- [Task material]:
=-=-=-=-=
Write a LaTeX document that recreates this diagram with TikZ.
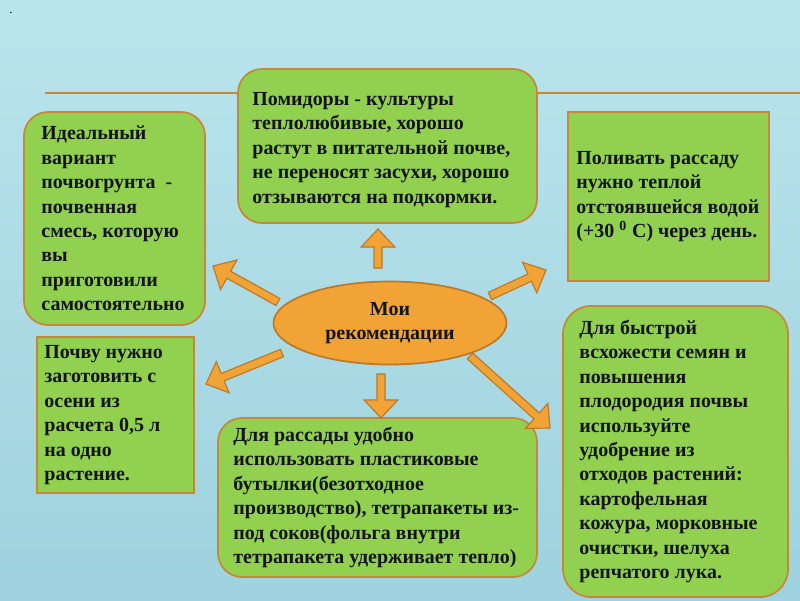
\documentclass[tikz,border=0pt]{standalone}
\usepackage{fontspec}
\setmainfont{Liberation Serif}
\usepackage{tikz}
\usetikzlibrary{calc}
\usetikzlibrary{shapes.geometric}
\definecolor{bgtop}{RGB}{186,228,236}
\definecolor{bgbottom}{RGB}{158,210,222}
\definecolor{boxgreen}{RGB}{146,208,80}
\definecolor{boxline}{RGB}{196,136,56}
\definecolor{recfill}{RGB}{241,163,53}
\definecolor{recline}{RGB}{186,120,40}
\definecolor{textdark}{RGB}{20,20,20}

\begin{document}
\begin{tikzpicture}[x=0.025cm,y=-0.025cm,
  box/.style={draw=boxline,line width=1.2pt,fill=boxgreen,rounded corners=0.6cm},
  sqbox/.style={draw=boxline,line width=1.2pt,fill=boxgreen},
  txt/.style={inner sep=0pt,align=left,text=textdark,font=\bfseries\fontsize{14.2}{17.4}\selectfont},
  blockarrow/.style={draw=recline,line width=0.8pt,fill=recfill,line join=miter}]
  \useasboundingbox (0,0) rectangle (800,600);
  \shade[top color=bgtop,bottom color=bgbottom] (0,0) rectangle (800,600);
  \node[font=\small] (dot) at (11,13) {.};
  \coordinate (rule-l) at (45,93);
  \coordinate (rule-r) at (800,93);
  \draw[boxline,line width=1pt] (rule-l) -- (rule-r);

  %boxes
  \node[box,minimum width=7.475cm,minimum height=3.85cm] (tomato) at (387.5,146) {};
  \node[box,minimum width=4.525cm,minimum height=5.325cm] (soil) at (114.5,218.5) {};
  \node[sqbox,minimum width=5.025cm,minimum height=4.225cm] (water) at (668.5,196.5) {};
  \node[sqbox,minimum width=3.925cm,minimum height=3.9cm] (autumn) at (115.5,415) {};
  \node[box,minimum width=7.975cm,minimum height=3.975cm] (bottles) at (377.5,497.5) {};
  \node[box,rounded corners=0.7cm,minimum width=5.625cm,minimum height=7.275cm] (fertilizer) at (675.5,451.5) {};

  %centre
  \node[ellipse,draw=recline,line width=1.2pt,fill=recfill,inner sep=0pt,minimum width=5.825cm,minimum height=2.075cm,txt,align=center] (rec) at (390,323) {Мои\\рекомендации};

  %arrows
  \coordinate (up-t) at (378,268);   \coordinate (up-h) at (378,229);
  \coordinate (ul-t) at (278,302);   \coordinate (ul-h) at (213,266);
  \coordinate (ur-t) at (490,296);   \coordinate (ur-h) at (546,270);
  \coordinate (ll-t) at (282,353);   \coordinate (ll-h) at (206,384);
  \coordinate (dn-t) at (381,374);   \coordinate (dn-h) at (381,418);
  \coordinate (lr-t) at (470,356);   \coordinate (lr-h) at (550,428);
  \foreach \a/\b in {up-t/up-h,ul-t/ul-h,ur-t/ur-h,ll-t/ll-h,dn-t/dn-h,lr-t/lr-h}{
    \coordinate (base) at ($(\b)!0.45cm!(\a)$);
    \filldraw[blockarrow] ($(\a)!0.1cm!90:(\b)$) -- ($(base)!0.1cm!90:(\b)$) -- ($(base)!0.42cm!90:(\b)$) -- (\b)
      -- ($(base)!0.42cm!-90:(\b)$) -- ($(base)!0.1cm!-90:(\b)$) -- ($(\a)!0.1cm!-90:(\b)$) -- cycle;
  }

  %texts
  \node[txt,at=(tomato.west),right=0.375cm,yshift=-0.1cm] (tomato-text) {Помидоры - культуры\\теплолюбивые, хорошо\\растут в питательной почве,\\не переносят засухи, хорошо\\отзываются на подкормки.};
  \node[txt,at=(soil.west),right=0.45cm] (soil-text) {Идеальный\\вариант\\почвогрунта~ -\\почвенная\\смесь, которую\\вы\\приготовили\\самостоятельно};
  \node[txt,at=(water.west),right=0.225cm] (water-text) {Поливать рассаду\\нужно теплой\\отстоявшейся водой\\(+30 \textsuperscript{0} С) через день.};
  \node[txt,at=(autumn.west),right=0.2cm] (autumn-text) {Почву нужно\\заготовить с\\осени из\\расчета 0,5 л\\на одно\\растение.};
  \node[txt,at=(bottles.west),right=0.4cm] (bottles-text) {Для рассады удобно\\использовать пластиковые\\бутылки(безотходное\\производство), тетрапакеты из-\\под соков(фольга внутри\\тетрапакета удерживает тепло)};
  \node[txt,at=(fertilizer.west),right=0.425cm] (fertilizer-text) {Для быстрой\\всхожести семян и\\повышения\\плодородия почвы\\используйте\\удобрение из\\отходов растений:\\картофельная\\кожура, морковные\\очистки, шелуха\\репчатого лука.};
\end{tikzpicture}
\end{document}
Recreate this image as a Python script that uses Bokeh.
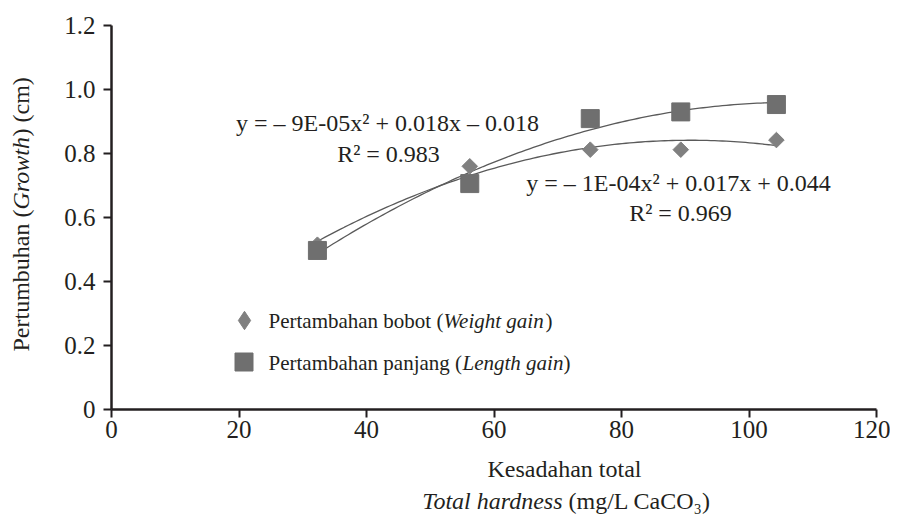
import numpy as np
from bokeh.plotting import figure
from bokeh.layouts import row, column
from bokeh.models import (Range1d, FixedTicker, CustomJSTickFormatter, Label,
                          Legend, LegendItem, ColumnDataSource)
from bokeh.embed import file_html
from bokeh.resources import INLINE

# ---- data ----
hardness = [32.3, 56.2, 75.1, 89.3, 104.3]
weight_gain = [0.515, 0.760, 0.812, 0.812, 0.842]
length_gain = [0.497, 0.706, 0.909, 0.930, 0.953]
x_ticks = [0, 20, 40, 60, 80, 100, 120]
y_ticks = [0, 0.2, 0.4, 0.6, 0.8, 1.0, 1.2]
eq_weight = "y = \u2013 1E-04x\u00b2 + 0.017x + 0.044"
r2_weight = "R\u00b2 = 0.969"
eq_length = "y = \u2013 9E-05x\u00b2 + 0.018x \u2013 0.018"
r2_length = "R\u00b2 = 0.983"

FONT = "Liberation Serif"
INK = "#231f20"


def text_panel(w, h):
    f = figure(width=w, height=h, output_backend="svg", toolbar_location=None,
               x_range=Range1d(0, 1), y_range=Range1d(0, 1),
               x_axis_location=None, y_axis_location=None, min_border=0)
    f.outline_line_color = None
    f.grid.visible = False
    return f


p = figure(width=850, height=455, output_backend="svg", toolbar_location=None,
           x_range=Range1d(0, 120), y_range=Range1d(0, 1.2),
           min_border_left=71, min_border_right=14, min_border_top=25,
           min_border_bottom=46)
p.outline_line_color = None
p.grid.visible = False

for ax in (p.xaxis[0], p.yaxis[0]):
    ax.axis_line_width = 2.5
    ax.axis_line_color = INK
    ax.major_tick_line_width = 2
    ax.major_tick_line_color = INK
    ax.major_tick_out = 8
    ax.major_tick_in = 0
    ax.minor_tick_line_color = None
    ax.major_label_text_font = FONT
    ax.major_label_text_font_size = "25px"
    ax.major_label_text_color = INK
p.xaxis[0].ticker = FixedTicker(ticks=x_ticks)
p.yaxis[0].ticker = FixedTicker(ticks=y_ticks)
p.yaxis[0].formatter = CustomJSTickFormatter(code="return tick == 0 ? '0' : tick.toFixed(1);")
p.xaxis[0].major_label_standoff = 3
p.yaxis[0].major_label_standoff = 8

# ---- trend lines (quadratic fits of the data) ----
xs = np.linspace(min(hardness), max(hardness), 120)
for ys in (weight_gain, length_gain):
    c = np.polyfit(hardness, ys, 2)
    p.line(xs, np.polyval(c, xs), line_color="#5a5a5a", line_width=1.3)

src = ColumnDataSource(dict(x=hardness, w=weight_gain, l=length_gain))
# diamond marker (used for the legend glyph), hidden under the rotated squares
r_wl = p.scatter("x", "w", source=src, marker="diamond", size=13,
                 fill_color="#808080", line_color="#808080")
r_w = p.scatter("x", "w", source=src, marker="square", angle=np.pi / 4, size=11,
                fill_color="#808080", line_color="#808080")
r_l = p.scatter("x", "l", source=src, marker="square", size=18,
                fill_color="#6f6f6f", line_color="#6f6f6f")

# ---- legend (two legends so marker sizes differ) ----
leg1 = Legend(items=[LegendItem(label=" ", renderers=[r_wl])], location=(110, 66),
              glyph_width=46, glyph_height=46, label_height=46, padding=0, margin=0,
              spacing=0, border_line_color=None, background_fill_alpha=0,
              label_standoff=0)
leg2 = Legend(items=[LegendItem(label=" ", renderers=[r_l])], location=(110, 25),
              glyph_width=45, glyph_height=45, label_height=45, padding=0, margin=0,
              spacing=0, border_line_color=None, background_fill_alpha=0,
              label_standoff=0)
p.add_layout(leg1, "center")
p.add_layout(leg2, "center")


def lab(fig, text, x, y, size, align="left", style="normal", angle=0.0):
    fig.add_layout(Label(text=text, x=x, y=y, x_units="screen", y_units="screen",
                         text_font=FONT, text_font_size=size, text_color=INK,
                         text_font_style=style, text_align=align,
                         text_baseline="middle", angle=angle))


# legend texts (Times metrics)
LS = "21px"
lab(p, "Pertambahan bobot (", 157, 89, LS)
lab(p, "Weight gain", 157 + 175, 89, LS, style="italic")
lab(p, ")", 157 + 175 + 102, 89, LS)
lab(p, "Pertambahan panjang (", 157, 47, LS)
lab(p, "Length gain", 157 + 194, 47, LS, style="italic")
lab(p, ")", 157 + 194 + 101, 47, LS)

# equations
ES = "24px"
lab(p, eq_length, 276, 287, ES, align="center")
lab(p, r2_length, 277, 256, ES, align="center")
lab(p, eq_weight, 567, 227, ES, align="center")
lab(p, r2_weight, 569, 197, ES, align="center")

AS = "24px"
# x axis title panel
xfig = text_panel(850, 62)
lab(xfig, "Kesadahan total", 453, 49, AS, align="center")
lab(xfig, "Total hardness", 451, 17, AS, align="right", style="italic")
lab(xfig, "(mg/L CaCO\u2083)", 457, 17, AS, align="left")

# y axis title panel (rotated, reads bottom to top)
yfig = text_panel(40, 517)
ang = np.pi / 2
lab(yfig, "Pertumbuhan (", 20, 308, AS, align="right", angle=ang)
lab(yfig, "Growth", 20, 308, AS, align="left", style="italic", angle=ang)
lab(yfig, ") (cm)", 20, 308 + 73, AS, align="left", angle=ang)

layout = row(yfig, column(p, xfig))
open("out.html", "w").write(file_html(layout, INLINE))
=-=-=-=-=
- [Task to complete]: Search the records for the word "this", then list every line that has it.

- [Solution to the exercise]:
Write a LaTeX document that recreates this diagram with TikZ.
Recreate this image as a Python script that uses Bokeh.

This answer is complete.